The Undergraduate Student Government often challenges Ohio State, but in Wednesday’s hearing over the “Ohio Education Advancement Act,” it challenged the state government instead.
In its third hearing, opponents, proponents and interested parties from across the state of Ohio provided oral statements and answered questions from the Ohio Senate Workforce and Higher Education Committee. The bill has drawn scrutiny because it outlaws mandatory diversity training, disallows employees in higher education to strike and prohibits the university and its employees from taking public positions on “controversial beliefs or policy.”
Jerry Cirino, R-Kirtland, the primary sponsor of the bill, said during the committee hearing over nine pages of names of individuals sought to give their thoughts on the bill. Most of the speakers were in opposition. Five people spoke in favor of the bill, according to the Workforce and Higher Education Committee website.
The committee took on some of the biggest issues regarding the bill and its potential effects.
USG President Bobby McAlpine and Vice President Madison Mason represented the student body’s opinion after conducting a survey to gather “student opinion on subjects which can directly impact them, and provide a space for students to express their stance on such topics through meaningful channels, such as testifying at the Ohio Statehouse,” USG stated in an email to students. Survey responses were accepted until Wednesday.
McAlpine, a third-year in electrical engineering and political science, said the survey reached over 1,600 students and wanted to see if students in higher education felt they were being indoctrinated with “liberal beliefs,” which the bill claims Ohio public institutions practice now.

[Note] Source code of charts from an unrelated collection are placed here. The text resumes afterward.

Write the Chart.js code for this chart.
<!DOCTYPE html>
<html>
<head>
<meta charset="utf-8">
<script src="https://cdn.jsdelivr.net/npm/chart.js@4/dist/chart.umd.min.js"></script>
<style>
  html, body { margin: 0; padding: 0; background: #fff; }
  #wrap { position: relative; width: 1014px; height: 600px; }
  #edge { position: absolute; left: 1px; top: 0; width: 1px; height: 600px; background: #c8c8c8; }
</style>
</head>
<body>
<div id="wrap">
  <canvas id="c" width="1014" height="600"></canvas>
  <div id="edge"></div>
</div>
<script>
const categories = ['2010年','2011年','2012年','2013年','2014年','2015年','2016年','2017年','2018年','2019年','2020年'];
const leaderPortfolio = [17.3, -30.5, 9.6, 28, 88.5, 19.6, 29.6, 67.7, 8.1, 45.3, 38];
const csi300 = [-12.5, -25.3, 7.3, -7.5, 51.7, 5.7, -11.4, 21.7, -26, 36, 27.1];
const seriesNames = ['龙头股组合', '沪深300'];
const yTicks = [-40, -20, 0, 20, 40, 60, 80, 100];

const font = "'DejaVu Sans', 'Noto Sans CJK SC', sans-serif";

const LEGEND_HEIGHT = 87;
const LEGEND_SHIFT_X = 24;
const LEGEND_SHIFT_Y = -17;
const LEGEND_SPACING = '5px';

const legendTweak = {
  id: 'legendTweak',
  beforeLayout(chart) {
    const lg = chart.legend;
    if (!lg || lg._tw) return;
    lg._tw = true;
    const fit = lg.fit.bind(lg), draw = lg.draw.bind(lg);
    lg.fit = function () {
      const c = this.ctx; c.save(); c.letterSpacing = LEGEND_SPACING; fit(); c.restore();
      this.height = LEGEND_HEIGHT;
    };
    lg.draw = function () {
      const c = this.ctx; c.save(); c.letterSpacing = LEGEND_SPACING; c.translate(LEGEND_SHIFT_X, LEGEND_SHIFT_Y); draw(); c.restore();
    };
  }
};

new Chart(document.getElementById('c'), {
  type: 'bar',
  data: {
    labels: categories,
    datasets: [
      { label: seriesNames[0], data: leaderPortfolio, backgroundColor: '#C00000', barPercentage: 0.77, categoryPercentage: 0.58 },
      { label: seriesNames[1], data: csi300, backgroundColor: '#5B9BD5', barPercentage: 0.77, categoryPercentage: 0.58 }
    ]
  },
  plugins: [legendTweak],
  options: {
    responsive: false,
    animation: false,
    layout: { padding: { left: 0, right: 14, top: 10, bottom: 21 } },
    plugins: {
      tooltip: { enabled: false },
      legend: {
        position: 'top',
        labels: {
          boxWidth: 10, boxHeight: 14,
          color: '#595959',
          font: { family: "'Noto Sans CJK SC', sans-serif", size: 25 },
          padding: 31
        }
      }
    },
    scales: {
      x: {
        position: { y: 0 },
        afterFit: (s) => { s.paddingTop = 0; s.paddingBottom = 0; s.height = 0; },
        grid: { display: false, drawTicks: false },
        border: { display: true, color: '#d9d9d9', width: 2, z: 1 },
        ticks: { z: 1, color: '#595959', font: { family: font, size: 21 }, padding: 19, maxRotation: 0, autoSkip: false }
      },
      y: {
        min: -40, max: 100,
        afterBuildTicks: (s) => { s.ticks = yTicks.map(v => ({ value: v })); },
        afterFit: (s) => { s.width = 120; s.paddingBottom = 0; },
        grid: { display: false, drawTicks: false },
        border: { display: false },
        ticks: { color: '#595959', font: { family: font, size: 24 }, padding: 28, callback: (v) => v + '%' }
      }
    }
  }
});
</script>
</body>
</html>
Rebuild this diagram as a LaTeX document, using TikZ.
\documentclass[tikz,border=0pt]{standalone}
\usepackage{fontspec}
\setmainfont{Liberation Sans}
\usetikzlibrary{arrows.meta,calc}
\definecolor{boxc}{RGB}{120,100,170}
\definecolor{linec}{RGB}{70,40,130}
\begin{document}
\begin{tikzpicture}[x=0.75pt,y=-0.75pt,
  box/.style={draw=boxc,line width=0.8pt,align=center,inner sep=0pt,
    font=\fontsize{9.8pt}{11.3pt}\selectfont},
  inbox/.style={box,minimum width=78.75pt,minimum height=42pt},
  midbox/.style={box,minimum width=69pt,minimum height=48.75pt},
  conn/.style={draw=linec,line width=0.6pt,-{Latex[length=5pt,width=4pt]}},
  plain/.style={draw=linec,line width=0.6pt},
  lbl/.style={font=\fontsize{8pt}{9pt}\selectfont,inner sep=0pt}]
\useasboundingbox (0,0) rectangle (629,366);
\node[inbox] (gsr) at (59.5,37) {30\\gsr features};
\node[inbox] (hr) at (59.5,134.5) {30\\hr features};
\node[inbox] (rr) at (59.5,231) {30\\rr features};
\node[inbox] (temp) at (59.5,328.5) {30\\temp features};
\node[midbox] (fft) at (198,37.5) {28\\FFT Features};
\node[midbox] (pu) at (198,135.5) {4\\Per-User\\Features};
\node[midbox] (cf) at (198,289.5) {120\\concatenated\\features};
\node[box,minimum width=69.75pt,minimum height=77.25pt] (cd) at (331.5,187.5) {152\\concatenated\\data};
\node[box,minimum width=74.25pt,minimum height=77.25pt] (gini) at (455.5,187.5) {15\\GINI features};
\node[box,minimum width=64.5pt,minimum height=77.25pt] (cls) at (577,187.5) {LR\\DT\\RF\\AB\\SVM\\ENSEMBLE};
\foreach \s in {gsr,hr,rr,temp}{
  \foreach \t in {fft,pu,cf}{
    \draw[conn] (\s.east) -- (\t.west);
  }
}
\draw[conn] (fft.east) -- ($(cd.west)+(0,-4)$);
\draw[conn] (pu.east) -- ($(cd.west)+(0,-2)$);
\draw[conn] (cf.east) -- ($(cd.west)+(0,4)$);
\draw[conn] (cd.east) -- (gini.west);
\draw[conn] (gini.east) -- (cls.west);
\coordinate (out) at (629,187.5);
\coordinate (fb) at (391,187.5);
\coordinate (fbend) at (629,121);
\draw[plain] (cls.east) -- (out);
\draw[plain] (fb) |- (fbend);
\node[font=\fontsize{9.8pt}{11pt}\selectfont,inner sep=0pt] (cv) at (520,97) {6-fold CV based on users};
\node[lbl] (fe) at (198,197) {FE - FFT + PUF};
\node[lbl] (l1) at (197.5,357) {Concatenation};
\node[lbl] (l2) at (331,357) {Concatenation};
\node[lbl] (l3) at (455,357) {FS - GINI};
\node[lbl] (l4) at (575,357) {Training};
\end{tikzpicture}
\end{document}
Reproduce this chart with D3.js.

“The numbers are clear: 82 percent of students that answered this survey do not believe that Ohio State faculty, staff or administration seek to impose certain political beliefs on them,” McAlpine said.
Mason, a third-year in political science, read a letter of opposition, not only endorsed and signed by herself and McAlpine, but also by 16 other student body leaders from schools across Ohio — such as Bowling Green State University, Cleveland State University and Miami University.
Earlier today, Honesty for Ohio Education — an organization focused on education advocacy — held a press conference at the Ohio Statehouse to oppose the bill.
At the press conference, Ohio State student Clovis Westlund and professor Pranav Jani joined other advocates in the fields of education, civil rights and labor to warn of the dangers they see the Higher Education Enhancement Act posing.
Proponents of the bill, including Cirino, said the bill is designed to expand intellectual diversity. In a March 15 press release, Cirino said the bill will help make sure universities “teach kids how to think not what to think.”
The bill will have to pass the Workforce and Higher Education Committee before a vote by the Senate and be signed into law by Gov. Mike DeWine.